What this task involves => Restate word for word the lines of the records below, starting at the line that contains "Write the React, TypeScript" and ending at the line that contains "const pairs = (ys: number[])", with both of those lines included and nothing else.

Records to process =>
--------
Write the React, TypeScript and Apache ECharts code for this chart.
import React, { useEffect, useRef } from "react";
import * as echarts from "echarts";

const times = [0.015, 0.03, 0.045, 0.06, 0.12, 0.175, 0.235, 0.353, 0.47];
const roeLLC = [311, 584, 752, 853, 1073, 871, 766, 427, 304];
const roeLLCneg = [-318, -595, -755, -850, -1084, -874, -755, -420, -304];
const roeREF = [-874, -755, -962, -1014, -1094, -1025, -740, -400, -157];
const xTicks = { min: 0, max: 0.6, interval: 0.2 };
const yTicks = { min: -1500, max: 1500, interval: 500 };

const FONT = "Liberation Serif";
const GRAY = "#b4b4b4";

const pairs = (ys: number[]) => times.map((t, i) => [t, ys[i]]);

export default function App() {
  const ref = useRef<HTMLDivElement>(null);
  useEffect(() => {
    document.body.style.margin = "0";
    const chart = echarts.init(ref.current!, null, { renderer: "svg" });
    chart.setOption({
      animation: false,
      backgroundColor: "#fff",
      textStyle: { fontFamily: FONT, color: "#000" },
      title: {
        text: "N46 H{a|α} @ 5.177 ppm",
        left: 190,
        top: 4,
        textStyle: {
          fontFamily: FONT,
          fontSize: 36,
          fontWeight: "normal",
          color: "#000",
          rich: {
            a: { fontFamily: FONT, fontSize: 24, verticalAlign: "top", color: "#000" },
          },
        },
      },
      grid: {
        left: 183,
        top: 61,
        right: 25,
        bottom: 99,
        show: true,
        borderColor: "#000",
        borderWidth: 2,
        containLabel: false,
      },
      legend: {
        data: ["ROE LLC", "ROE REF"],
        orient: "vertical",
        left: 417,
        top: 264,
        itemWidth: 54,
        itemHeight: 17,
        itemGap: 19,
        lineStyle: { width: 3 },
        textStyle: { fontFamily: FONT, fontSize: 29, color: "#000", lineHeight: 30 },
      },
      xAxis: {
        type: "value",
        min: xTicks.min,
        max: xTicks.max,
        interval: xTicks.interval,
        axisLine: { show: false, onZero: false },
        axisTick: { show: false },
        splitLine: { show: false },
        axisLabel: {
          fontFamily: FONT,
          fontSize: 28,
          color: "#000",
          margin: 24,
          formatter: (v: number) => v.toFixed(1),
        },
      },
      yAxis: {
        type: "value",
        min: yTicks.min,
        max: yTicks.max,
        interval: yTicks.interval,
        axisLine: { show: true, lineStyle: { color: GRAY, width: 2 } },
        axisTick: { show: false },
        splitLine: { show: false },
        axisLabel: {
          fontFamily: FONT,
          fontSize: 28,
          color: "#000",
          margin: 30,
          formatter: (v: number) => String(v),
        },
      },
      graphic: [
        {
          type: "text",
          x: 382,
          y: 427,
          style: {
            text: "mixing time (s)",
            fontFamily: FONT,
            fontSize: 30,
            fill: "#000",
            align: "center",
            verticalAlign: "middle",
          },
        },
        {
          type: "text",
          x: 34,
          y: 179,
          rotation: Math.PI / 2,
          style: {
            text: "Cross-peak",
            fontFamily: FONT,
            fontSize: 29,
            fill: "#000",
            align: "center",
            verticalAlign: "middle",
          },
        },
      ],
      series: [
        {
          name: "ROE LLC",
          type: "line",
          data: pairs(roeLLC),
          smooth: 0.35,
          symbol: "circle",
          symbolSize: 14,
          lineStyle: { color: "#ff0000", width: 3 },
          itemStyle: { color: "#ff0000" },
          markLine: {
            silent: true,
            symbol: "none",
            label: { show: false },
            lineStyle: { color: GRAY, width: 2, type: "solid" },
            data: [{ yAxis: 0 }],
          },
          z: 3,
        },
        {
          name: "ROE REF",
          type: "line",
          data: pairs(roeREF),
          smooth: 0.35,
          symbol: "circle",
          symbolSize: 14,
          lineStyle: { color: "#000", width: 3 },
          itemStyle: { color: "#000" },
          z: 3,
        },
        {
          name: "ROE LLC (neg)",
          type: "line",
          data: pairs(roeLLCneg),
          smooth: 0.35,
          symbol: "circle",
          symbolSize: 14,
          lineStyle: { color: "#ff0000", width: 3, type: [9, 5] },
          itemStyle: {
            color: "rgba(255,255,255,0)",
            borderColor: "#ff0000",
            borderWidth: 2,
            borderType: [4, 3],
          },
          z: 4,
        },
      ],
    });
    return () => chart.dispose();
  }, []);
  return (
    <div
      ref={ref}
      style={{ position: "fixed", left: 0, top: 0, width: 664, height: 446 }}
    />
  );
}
--------
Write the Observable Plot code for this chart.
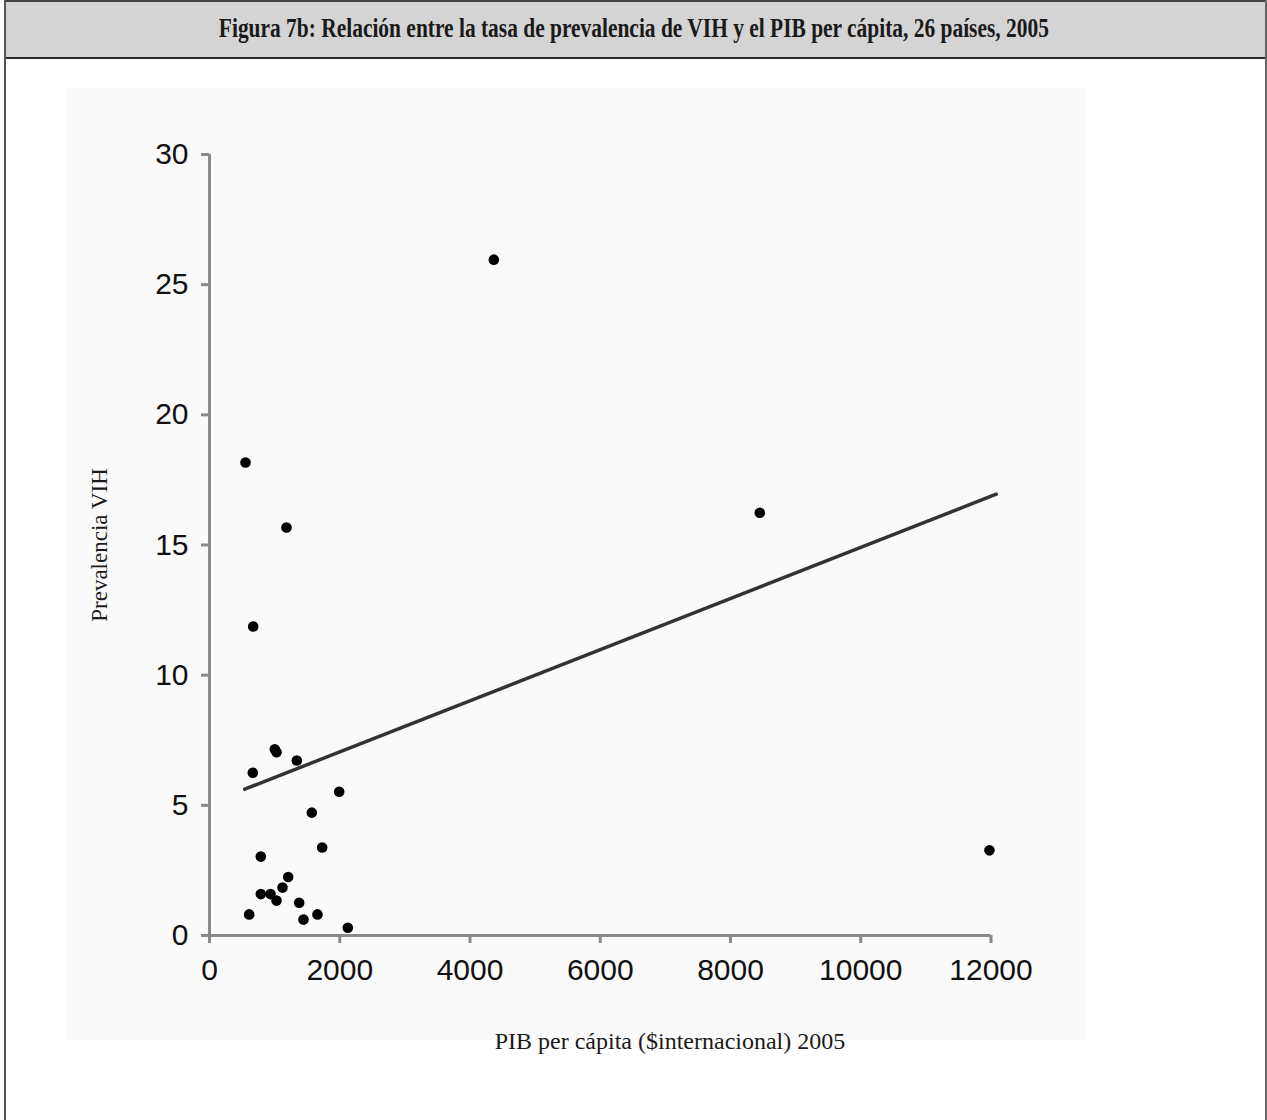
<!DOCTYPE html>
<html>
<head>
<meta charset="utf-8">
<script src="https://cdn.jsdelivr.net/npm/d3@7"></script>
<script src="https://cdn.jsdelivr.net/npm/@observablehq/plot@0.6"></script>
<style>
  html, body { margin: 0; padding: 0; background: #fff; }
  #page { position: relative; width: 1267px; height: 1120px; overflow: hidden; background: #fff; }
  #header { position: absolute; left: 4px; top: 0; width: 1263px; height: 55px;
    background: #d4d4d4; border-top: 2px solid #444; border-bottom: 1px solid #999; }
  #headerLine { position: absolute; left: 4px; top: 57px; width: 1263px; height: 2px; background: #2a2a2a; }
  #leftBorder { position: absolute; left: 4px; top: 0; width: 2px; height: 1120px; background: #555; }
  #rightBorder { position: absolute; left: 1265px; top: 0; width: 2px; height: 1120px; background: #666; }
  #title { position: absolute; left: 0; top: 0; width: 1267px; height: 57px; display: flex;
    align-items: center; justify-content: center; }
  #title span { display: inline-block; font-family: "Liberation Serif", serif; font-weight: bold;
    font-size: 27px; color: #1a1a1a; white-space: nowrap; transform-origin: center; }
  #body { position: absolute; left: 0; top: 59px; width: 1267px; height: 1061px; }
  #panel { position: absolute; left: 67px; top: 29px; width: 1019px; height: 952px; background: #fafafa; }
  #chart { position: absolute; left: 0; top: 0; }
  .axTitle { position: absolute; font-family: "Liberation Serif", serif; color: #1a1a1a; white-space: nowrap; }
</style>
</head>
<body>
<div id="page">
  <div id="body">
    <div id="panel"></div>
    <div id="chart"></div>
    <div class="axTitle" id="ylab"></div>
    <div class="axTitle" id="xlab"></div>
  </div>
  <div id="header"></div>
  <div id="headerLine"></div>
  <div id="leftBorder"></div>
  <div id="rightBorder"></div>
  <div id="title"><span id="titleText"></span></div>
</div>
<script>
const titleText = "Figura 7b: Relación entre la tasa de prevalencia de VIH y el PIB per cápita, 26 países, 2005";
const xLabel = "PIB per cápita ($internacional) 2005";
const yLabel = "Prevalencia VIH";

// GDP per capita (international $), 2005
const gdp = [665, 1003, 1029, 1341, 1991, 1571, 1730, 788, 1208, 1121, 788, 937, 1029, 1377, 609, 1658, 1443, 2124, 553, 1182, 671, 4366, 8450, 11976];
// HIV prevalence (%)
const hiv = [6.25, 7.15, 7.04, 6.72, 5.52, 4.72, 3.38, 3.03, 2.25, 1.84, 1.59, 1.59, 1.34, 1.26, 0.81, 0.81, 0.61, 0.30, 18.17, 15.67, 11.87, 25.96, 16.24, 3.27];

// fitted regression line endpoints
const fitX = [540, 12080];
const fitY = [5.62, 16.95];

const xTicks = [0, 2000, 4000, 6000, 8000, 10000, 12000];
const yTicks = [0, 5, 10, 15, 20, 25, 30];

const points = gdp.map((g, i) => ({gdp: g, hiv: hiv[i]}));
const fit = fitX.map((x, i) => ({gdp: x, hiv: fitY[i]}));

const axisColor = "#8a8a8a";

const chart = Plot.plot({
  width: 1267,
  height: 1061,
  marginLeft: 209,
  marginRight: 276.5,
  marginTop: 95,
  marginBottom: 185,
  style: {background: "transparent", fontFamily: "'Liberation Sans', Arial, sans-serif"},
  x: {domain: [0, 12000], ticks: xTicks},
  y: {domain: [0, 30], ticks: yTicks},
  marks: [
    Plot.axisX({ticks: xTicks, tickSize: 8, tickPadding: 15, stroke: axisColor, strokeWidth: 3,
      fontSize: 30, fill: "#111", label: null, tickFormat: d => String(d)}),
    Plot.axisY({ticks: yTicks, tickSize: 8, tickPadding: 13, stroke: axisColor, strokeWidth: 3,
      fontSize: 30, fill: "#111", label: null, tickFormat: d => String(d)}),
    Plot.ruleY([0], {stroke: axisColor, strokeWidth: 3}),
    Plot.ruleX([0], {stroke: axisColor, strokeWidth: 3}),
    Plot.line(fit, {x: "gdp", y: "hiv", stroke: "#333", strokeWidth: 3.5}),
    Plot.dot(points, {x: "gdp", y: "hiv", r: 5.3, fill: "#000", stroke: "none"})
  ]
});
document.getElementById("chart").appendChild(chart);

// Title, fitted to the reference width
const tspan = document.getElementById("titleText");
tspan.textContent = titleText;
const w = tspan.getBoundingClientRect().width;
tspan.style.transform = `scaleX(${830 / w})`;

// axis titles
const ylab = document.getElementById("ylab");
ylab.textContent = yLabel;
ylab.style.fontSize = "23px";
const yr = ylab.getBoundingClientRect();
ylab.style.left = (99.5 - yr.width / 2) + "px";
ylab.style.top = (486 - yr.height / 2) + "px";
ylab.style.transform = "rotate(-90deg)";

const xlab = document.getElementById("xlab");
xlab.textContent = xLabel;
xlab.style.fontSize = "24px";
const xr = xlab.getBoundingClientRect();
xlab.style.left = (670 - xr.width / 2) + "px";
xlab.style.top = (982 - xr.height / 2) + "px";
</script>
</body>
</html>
--------
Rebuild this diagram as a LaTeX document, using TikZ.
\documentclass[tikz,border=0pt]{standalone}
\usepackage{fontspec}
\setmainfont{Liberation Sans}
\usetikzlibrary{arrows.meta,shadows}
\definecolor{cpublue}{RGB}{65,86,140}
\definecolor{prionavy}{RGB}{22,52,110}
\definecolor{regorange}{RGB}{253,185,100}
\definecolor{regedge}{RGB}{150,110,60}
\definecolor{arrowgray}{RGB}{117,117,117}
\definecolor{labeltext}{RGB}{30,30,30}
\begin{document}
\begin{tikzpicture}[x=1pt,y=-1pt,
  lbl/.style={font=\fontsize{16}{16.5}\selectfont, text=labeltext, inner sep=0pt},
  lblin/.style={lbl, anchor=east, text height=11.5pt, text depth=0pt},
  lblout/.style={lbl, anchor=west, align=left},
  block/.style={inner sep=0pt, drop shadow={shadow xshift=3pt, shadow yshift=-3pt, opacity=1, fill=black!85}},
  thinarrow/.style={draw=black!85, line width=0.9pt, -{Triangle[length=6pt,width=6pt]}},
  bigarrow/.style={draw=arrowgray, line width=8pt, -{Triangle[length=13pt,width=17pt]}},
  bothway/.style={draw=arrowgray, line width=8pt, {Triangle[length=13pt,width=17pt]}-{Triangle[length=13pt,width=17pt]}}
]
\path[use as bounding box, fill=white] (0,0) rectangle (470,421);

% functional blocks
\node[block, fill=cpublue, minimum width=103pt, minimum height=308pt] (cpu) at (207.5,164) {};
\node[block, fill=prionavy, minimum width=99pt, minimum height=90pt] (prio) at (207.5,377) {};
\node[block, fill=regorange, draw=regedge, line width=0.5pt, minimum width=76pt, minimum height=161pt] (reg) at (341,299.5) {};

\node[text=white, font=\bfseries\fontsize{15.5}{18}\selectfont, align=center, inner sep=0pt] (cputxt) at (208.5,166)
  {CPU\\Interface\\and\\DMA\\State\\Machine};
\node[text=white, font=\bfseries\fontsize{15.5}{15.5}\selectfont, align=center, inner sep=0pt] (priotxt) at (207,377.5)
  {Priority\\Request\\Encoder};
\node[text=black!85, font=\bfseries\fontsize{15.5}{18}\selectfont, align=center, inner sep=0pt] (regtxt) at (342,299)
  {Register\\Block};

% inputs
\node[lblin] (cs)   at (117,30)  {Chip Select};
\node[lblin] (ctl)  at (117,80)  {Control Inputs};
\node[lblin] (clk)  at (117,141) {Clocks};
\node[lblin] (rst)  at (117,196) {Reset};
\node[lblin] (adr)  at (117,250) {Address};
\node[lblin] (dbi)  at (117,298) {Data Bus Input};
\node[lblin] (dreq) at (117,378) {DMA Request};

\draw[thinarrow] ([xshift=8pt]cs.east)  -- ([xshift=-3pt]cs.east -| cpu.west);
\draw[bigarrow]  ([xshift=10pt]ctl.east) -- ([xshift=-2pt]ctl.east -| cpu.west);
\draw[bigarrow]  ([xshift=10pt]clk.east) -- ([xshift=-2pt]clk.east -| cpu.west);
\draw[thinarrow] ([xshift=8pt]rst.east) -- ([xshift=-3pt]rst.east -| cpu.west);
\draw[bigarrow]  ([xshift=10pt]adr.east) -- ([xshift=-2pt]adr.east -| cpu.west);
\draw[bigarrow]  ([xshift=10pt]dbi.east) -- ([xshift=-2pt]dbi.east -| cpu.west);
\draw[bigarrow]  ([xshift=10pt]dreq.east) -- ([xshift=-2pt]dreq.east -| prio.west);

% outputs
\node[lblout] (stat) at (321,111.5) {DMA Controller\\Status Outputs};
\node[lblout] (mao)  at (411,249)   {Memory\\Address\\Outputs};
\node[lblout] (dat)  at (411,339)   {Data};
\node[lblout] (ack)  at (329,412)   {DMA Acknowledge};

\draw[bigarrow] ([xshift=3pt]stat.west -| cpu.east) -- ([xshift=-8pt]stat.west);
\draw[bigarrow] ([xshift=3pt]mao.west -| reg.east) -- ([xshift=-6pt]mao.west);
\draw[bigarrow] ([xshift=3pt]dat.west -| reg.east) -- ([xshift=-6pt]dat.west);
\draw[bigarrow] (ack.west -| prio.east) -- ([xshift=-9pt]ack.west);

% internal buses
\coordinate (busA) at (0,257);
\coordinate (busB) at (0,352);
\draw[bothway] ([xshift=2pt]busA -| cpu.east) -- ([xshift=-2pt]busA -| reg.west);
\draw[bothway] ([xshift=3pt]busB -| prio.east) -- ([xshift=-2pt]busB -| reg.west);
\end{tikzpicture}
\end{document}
--------
The solution =>
Write the React, TypeScript and Apache ECharts code for this chart.
import React, { useEffect, useRef } from "react";
import * as echarts from "echarts";

const times = [0.015, 0.03, 0.045, 0.06, 0.12, 0.175, 0.235, 0.353, 0.47];
const roeLLC = [311, 584, 752, 853, 1073, 871, 766, 427, 304];
const roeLLCneg = [-318, -595, -755, -850, -1084, -874, -755, -420, -304];
const roeREF = [-874, -755, -962, -1014, -1094, -1025, -740, -400, -157];
const xTicks = { min: 0, max: 0.6, interval: 0.2 };
const yTicks = { min: -1500, max: 1500, interval: 500 };

const FONT = "Liberation Serif";
const GRAY = "#b4b4b4";

const pairs = (ys: number[]) => times.map((t, i) => [t, ys[i]]);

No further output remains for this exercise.